* Stored data
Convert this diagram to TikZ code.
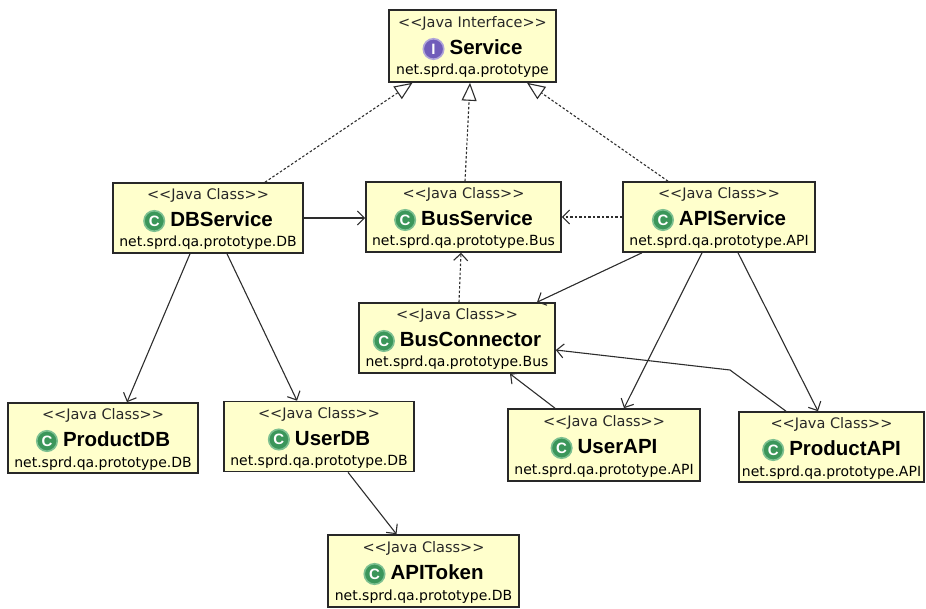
\documentclass[tikz,border=0pt]{standalone}
\usepackage{fontspec}
\usepackage{tikz}
\usetikzlibrary{arrows.meta}

\newfontfamily\stereofamily{DejaVu Sans}
\newfontfamily\namefamily{Liberation Sans}

\definecolor{boxYellow}{RGB}{255,255,204}
\definecolor{boxLine}{RGB}{40,40,40}
\definecolor{edgeGray}{RGB}{45,45,45}
\definecolor{textGray}{RGB}{40,40,40}
\definecolor{iconGreen}{RGB}{59,150,90}
\definecolor{iconRing}{RGB}{125,192,145}
\definecolor{iconPurple}{RGB}{112,92,186}

\tikzset{icon/.style={circle, line width=1.6pt, text=white, inner sep=0pt,
  minimum size=20.5pt, font=\namefamily\bfseries\fontsize{15}{15}\selectfont}}

\newcommand\classicon{\tikz[baseline=-5.5pt]\node[icon, fill=iconGreen, draw=iconRing] {C};}
\newcommand\ifaceicon{\tikz[baseline=-5.5pt]\node[icon, fill=iconPurple, draw=iconPurple!55!white] {I};}

% stereotype, icon, name, package
\newcommand\umlbox[4]{%
  \vbox to 70pt{\offinterlineskip
    \halign{\hfil##\hfil\cr
      \vrule height16.5pt width0pt\smash{\stereofamily\fontsize{14.5}{16}\selectfont\color{textGray}<\kern0pt<#1>\kern0pt>}\cr
      \vrule height27pt width0pt\smash{#2\kern5pt\namefamily\bfseries\fontsize{20.5}{22}\selectfont #3}\cr
      \vrule height20.5pt width0pt\smash{\stereofamily\fontsize{14}{16}\selectfont #4}\cr}%
    \vss}}

\begin{document}
\begin{tikzpicture}
[x=1pt, y=-1pt,
  jclass/.style={draw=boxLine, fill=boxYellow, line width=1.6pt,
    inner sep=0pt, minimum height=70pt},
  dep/.style={draw=edgeGray, line width=1.1pt,
    -{Straight Barb[length=7pt, width=14pt]}},
  usedep/.style={dep, dash pattern=on 2.5pt off 2pt},
  realize/.style={draw=edgeGray, line width=1.1pt, dash pattern=on 2.5pt off 2pt,
    -{Triangle[open, length=18pt, width=15pt, fill=white]}}]
  \useasboundingbox (0,0) rectangle (926,609);

  % interface
  \node[jclass, minimum width=167pt, minimum height=72pt] (service) at (472.5,46)
    {\umlbox{Java Interface}{\ifaceicon}{Service}{net.sprd.qa.prototype}};

  % service classes
  \node[jclass, minimum width=190pt] (dbservice) at (208,218)
    {\umlbox{Java Class}{\classicon}{DBService}{net.sprd.qa.prototype.DB}};
  \node[jclass, minimum width=195pt] (busservice) at (463.5,217)
    {\umlbox{Java Class}{\classicon}{BusService}{net.sprd.qa.prototype.Bus}};
  \node[jclass, minimum width=192pt] (apiservice) at (719,217)
    {\umlbox{Java Class}{\classicon}{APIService}{net.sprd.qa.prototype.API}};
  \node[jclass, minimum width=196pt] (busconnector) at (457,338)
    {\umlbox{Java Class}{\classicon}{BusConnector}{net.sprd.qa.prototype.Bus}};

  % lower row
  \node[jclass, minimum width=190pt] (productdb) at (103,438)
    {\umlbox{Java Class}{\classicon}{ProductDB}{net.sprd.qa.prototype.DB}};
  \node[jclass, minimum width=190pt] (userdb) at (319,436.5)
    {\umlbox{Java Class}{\classicon}{UserDB}{net.sprd.qa.prototype.DB}};
  \node[jclass, minimum width=191pt, minimum height=72pt] (apitoken) at (423.5,571)
    {\umlbox{Java Class}{\classicon}{APIToken}{net.sprd.qa.prototype.DB}};
  \node[jclass, minimum width=192pt, minimum height=72pt] (userapi) at (604,445)
    {\umlbox{Java Class}{\classicon}{UserAPI}{net.sprd.qa.prototype.API}};
  \node[jclass, minimum width=185pt] (productapi) at (831.5,447)
    {\umlbox{Java Class}{\classicon}{ProductAPI}{net.sprd.qa.prototype.API}};

  \coordinate (bend) at (730,370);

  % realizations
  \draw[realize] ([xshift=57pt]dbservice.north) -- ([xshift=-60pt]service.south);
  \draw[realize] ([xshift=1.5pt]busservice.north) -- ([xshift=-2.5pt]service.south);
  \draw[realize] ([xshift=-51pt]apiservice.north) -- ([xshift=54.5pt]service.south);

  % dependencies
  \draw[dep] (dbservice.east) -- (dbservice.east -| busservice.west);
  \draw[usedep] (apiservice.west) -- (busservice.east);
  \draw[usedep] ([xshift=2pt]busconnector.north) -- ([xshift=-2.5pt]busservice.south);
  \draw[dep] ([xshift=-77pt]apiservice.south) -- ([xshift=80pt]busconnector.north);
  \draw[dep] ([xshift=-17pt]apiservice.south) -- ([xshift=20pt]userapi.north);
  \draw[dep] ([xshift=19pt]apiservice.south) -- ([xshift=-13.5pt]productapi.north);
  \draw[dep] ([xshift=-49pt]userapi.north) -- ([xshift=53pt]busconnector.south);
  \draw[dep] ([xshift=-45.5pt]productapi.north) -- (bend) -- ([yshift=-12pt]busconnector.east);
  \draw[dep] ([xshift=-18pt]dbservice.south) -- ([xshift=24pt]productdb.north);
  \draw[dep] ([xshift=19pt]dbservice.south) -- ([xshift=-22pt]userdb.north);
  \draw[dep] ([xshift=29pt]userdb.south) -- ([xshift=-27pt]apitoken.north);
\end{tikzpicture}
\end{document}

* The problem
Please write out all of the material above without changing a word, and omit any pictures.

* Finished exercise
Convert this diagram to TikZ code.
\documentclass[tikz,border=0pt]{standalone}
\usepackage{fontspec}
\usepackage{tikz}
\usetikzlibrary{arrows.meta}

\newfontfamily\stereofamily{DejaVu Sans}
\newfontfamily\namefamily{Liberation Sans}

\definecolor{boxYellow}{RGB}{255,255,204}
\definecolor{boxLine}{RGB}{40,40,40}
\definecolor{edgeGray}{RGB}{45,45,45}
\definecolor{textGray}{RGB}{40,40,40}
\definecolor{iconGreen}{RGB}{59,150,90}
\definecolor{iconRing}{RGB}{125,192,145}
\definecolor{iconPurple}{RGB}{112,92,186}

\tikzset{icon/.style={circle, line width=1.6pt, text=white, inner sep=0pt,
  minimum size=20.5pt, font=\namefamily\bfseries\fontsize{15}{15}\selectfont}}

\newcommand\classicon{\tikz[baseline=-5.5pt]\node[icon, fill=iconGreen, draw=iconRing] {C};}
\newcommand\ifaceicon{\tikz[baseline=-5.5pt]\node[icon, fill=iconPurple, draw=iconPurple!55!white] {I};}

% stereotype, icon, name, package
\newcommand\umlbox[4]{%
  \vbox to 70pt{\offinterlineskip
    \halign{\hfil##\hfil\cr
      \vrule height16.5pt width0pt\smash{\stereofamily\fontsize{14.5}{16}\selectfont\color{textGray}<\kern0pt<#1>\kern0pt>}\cr
      \vrule height27pt width0pt\smash{#2\kern5pt\namefamily\bfseries\fontsize{20.5}{22}\selectfont #3}\cr
      \vrule height20.5pt width0pt\smash{\stereofamily\fontsize{14}{16}\selectfont #4}\cr}%
    \vss}}

\begin{document}
\begin{tikzpicture}
[x=1pt, y=-1pt,
  jclass/.style={draw=boxLine, fill=boxYellow, line width=1.6pt,
    inner sep=0pt, minimum height=70pt},
  dep/.style={draw=edgeGray, line width=1.1pt,
    -{Straight Barb[length=7pt, width=14pt]}},
  usedep/.style={dep, dash pattern=on 2.5pt off 2pt},
  realize/.style={draw=edgeGray, line width=1.1pt, dash pattern=on 2.5pt off 2pt,
    -{Triangle[open, length=18pt, width=15pt, fill=white]}}]
  \useasboundingbox (0,0) rectangle (926,609);

  % interface
  \node[jclass, minimum width=167pt, minimum height=72pt] (service) at (472.5,46)
    {\umlbox{Java Interface}{\ifaceicon}{Service}{net.sprd.qa.prototype}};

  % service classes
  \node[jclass, minimum width=190pt] (dbservice) at (208,218)
    {\umlbox{Java Class}{\classicon}{DBService}{net.sprd.qa.prototype.DB}};
  \node[jclass, minimum width=195pt] (busservice) at (463.5,217)
    {\umlbox{Java Class}{\classicon}{BusService}{net.sprd.qa.prototype.Bus}};
  \node[jclass, minimum width=192pt] (apiservice) at (719,217)
    {\umlbox{Java Class}{\classicon}{APIService}{net.sprd.qa.prototype.API}};
  \node[jclass, minimum width=196pt] (busconnector) at (457,338)
    {\umlbox{Java Class}{\classicon}{BusConnector}{net.sprd.qa.prototype.Bus}};

  % lower row
  \node[jclass, minimum width=190pt] (productdb) at (103,438)
    {\umlbox{Java Class}{\classicon}{ProductDB}{net.sprd.qa.prototype.DB}};
  \node[jclass, minimum width=190pt] (userdb) at (319,436.5)
    {\umlbox{Java Class}{\classicon}{UserDB}{net.sprd.qa.prototype.DB}};
  \node[jclass, minimum width=191pt, minimum height=72pt] (apitoken) at (423.5,571)
    {\umlbox{Java Class}{\classicon}{APIToken}{net.sprd.qa.prototype.DB}};
  \node[jclass, minimum width=192pt, minimum height=72pt] (userapi) at (604,445)
    {\umlbox{Java Class}{\classicon}{UserAPI}{net.sprd.qa.prototype.API}};
  \node[jclass, minimum width=185pt] (productapi) at (831.5,447)
    {\umlbox{Java Class}{\classicon}{ProductAPI}{net.sprd.qa.prototype.API}};

  \coordinate (bend) at (730,370);

  % realizations
  \draw[realize] ([xshift=57pt]dbservice.north) -- ([xshift=-60pt]service.south);
  \draw[realize] ([xshift=1.5pt]busservice.north) -- ([xshift=-2.5pt]service.south);
  \draw[realize] ([xshift=-51pt]apiservice.north) -- ([xshift=54.5pt]service.south);

  % dependencies
  \draw[dep] (dbservice.east) -- (dbservice.east -| busservice.west);
  \draw[usedep] (apiservice.west) -- (busservice.east);
  \draw[usedep] ([xshift=2pt]busconnector.north) -- ([xshift=-2.5pt]busservice.south);
  \draw[dep] ([xshift=-77pt]apiservice.south) -- ([xshift=80pt]busconnector.north);
  \draw[dep] ([xshift=-17pt]apiservice.south) -- ([xshift=20pt]userapi.north);
  \draw[dep] ([xshift=19pt]apiservice.south) -- ([xshift=-13.5pt]productapi.north);
  \draw[dep] ([xshift=-49pt]userapi.north) -- ([xshift=53pt]busconnector.south);
  \draw[dep] ([xshift=-45.5pt]productapi.north) -- (bend) -- ([yshift=-12pt]busconnector.east);
  \draw[dep] ([xshift=-18pt]dbservice.south) -- ([xshift=24pt]productdb.north);
  \draw[dep] ([xshift=19pt]dbservice.south) -- ([xshift=-22pt]userdb.north);
  \draw[dep] ([xshift=29pt]userdb.south) -- ([xshift=-27pt]apitoken.north);
\end{tikzpicture}
\end{document}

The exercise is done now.